TASK REQUIREMENTS: Find each line containing the string "that". Copy it.
╭─ STORED DATA
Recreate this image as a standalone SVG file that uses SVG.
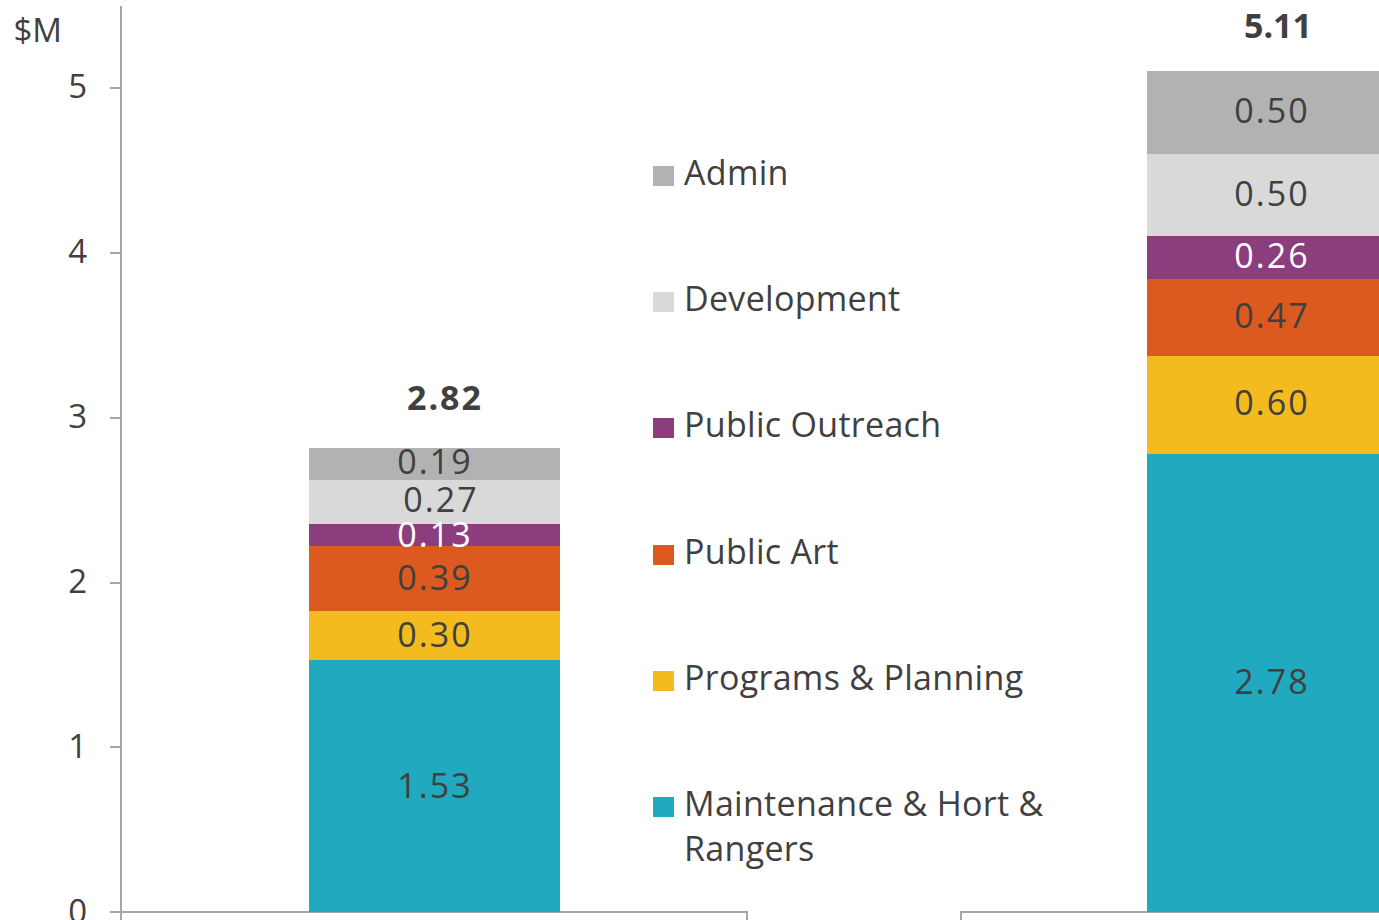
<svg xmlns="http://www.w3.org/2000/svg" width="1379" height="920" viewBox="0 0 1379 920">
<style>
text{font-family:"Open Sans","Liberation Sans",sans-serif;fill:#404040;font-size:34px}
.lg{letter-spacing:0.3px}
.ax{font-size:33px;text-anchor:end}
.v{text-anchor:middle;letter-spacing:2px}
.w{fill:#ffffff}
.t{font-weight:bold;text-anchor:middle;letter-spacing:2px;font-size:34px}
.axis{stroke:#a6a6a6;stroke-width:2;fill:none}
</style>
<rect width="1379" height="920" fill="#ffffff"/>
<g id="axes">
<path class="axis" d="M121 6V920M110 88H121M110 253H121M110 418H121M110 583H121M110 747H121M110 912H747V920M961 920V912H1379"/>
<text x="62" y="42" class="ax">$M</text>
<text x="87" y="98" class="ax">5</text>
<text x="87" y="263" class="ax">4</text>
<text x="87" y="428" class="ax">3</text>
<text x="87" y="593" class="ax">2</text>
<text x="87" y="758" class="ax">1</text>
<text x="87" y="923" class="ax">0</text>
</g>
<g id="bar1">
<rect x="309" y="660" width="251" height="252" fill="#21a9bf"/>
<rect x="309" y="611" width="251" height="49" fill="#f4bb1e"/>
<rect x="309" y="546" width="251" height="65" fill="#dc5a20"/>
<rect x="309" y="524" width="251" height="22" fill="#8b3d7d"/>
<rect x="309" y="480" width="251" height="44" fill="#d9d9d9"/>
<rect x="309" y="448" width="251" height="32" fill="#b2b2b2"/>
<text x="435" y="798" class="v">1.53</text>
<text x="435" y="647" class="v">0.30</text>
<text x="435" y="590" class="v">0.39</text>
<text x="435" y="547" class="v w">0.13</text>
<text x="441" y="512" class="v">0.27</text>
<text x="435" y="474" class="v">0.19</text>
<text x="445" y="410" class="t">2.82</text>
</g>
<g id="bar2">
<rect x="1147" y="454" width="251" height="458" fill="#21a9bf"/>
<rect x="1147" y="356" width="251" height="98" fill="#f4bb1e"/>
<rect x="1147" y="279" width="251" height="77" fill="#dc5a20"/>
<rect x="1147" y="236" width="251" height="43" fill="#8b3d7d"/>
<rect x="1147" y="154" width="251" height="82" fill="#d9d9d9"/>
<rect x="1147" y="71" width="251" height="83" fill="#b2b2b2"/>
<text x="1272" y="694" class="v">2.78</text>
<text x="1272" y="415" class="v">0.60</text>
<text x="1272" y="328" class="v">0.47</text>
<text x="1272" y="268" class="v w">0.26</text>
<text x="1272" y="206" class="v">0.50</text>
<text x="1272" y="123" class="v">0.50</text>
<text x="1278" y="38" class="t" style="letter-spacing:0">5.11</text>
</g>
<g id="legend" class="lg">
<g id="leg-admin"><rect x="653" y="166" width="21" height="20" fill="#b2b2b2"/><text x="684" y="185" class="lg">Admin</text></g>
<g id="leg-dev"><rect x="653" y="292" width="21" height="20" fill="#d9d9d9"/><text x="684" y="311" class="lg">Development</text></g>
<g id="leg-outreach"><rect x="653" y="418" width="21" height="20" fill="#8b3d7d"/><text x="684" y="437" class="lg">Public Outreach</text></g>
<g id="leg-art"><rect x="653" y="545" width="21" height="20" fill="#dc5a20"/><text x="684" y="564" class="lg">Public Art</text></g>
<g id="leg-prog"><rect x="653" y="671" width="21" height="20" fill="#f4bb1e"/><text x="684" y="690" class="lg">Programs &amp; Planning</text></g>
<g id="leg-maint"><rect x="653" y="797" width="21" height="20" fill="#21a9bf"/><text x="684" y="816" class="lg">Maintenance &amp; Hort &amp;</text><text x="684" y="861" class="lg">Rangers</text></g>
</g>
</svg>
╰─
╭─ STORED DATA
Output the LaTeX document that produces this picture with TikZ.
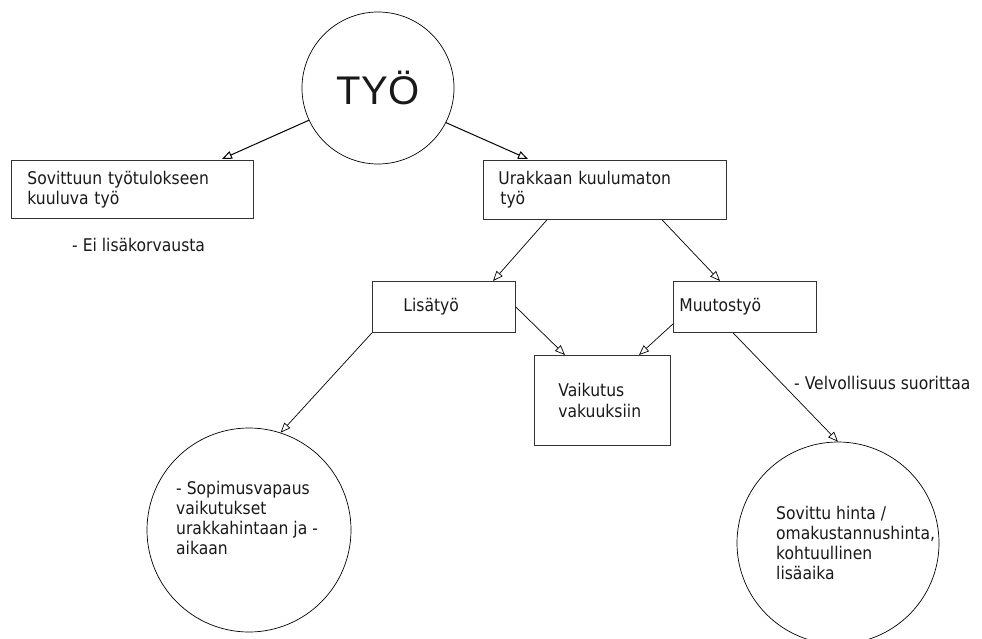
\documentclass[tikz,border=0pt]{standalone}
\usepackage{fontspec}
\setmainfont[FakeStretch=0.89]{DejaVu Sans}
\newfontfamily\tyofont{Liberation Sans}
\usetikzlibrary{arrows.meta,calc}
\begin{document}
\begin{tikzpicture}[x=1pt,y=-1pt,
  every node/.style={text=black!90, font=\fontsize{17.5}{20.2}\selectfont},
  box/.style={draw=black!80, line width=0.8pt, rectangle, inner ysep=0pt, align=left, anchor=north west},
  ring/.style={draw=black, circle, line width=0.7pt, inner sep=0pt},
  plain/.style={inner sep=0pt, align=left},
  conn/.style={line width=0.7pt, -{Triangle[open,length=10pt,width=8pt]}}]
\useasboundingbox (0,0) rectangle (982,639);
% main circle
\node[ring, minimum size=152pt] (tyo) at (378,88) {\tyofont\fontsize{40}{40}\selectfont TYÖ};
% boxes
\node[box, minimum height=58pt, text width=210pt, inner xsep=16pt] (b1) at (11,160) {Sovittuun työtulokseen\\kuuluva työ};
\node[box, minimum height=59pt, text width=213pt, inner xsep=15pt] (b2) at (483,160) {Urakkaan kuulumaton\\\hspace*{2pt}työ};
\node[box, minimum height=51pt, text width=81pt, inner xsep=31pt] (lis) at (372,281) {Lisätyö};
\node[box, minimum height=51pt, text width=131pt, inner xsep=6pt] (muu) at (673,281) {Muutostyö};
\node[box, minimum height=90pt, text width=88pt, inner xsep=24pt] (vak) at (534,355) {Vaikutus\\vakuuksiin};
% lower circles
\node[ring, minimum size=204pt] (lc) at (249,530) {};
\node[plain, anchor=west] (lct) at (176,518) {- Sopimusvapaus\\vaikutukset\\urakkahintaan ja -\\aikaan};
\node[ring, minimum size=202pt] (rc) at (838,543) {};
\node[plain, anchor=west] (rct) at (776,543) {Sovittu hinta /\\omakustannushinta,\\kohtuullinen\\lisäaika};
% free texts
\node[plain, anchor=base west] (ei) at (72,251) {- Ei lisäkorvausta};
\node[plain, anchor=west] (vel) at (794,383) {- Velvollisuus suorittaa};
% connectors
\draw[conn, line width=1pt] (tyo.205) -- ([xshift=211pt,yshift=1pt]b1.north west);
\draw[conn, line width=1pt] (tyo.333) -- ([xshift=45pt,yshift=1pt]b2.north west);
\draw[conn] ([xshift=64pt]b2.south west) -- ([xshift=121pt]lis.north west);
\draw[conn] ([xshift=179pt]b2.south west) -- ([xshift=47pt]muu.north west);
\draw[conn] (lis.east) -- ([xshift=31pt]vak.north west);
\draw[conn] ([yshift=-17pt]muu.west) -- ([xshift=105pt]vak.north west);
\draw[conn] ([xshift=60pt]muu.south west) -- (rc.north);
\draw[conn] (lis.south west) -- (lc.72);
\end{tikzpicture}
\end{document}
╰─
SOLUTION FOR THIS PROBLEM:
Recreate this image as a standalone SVG file that uses SVG.
Output the LaTeX document that produces this picture with TikZ.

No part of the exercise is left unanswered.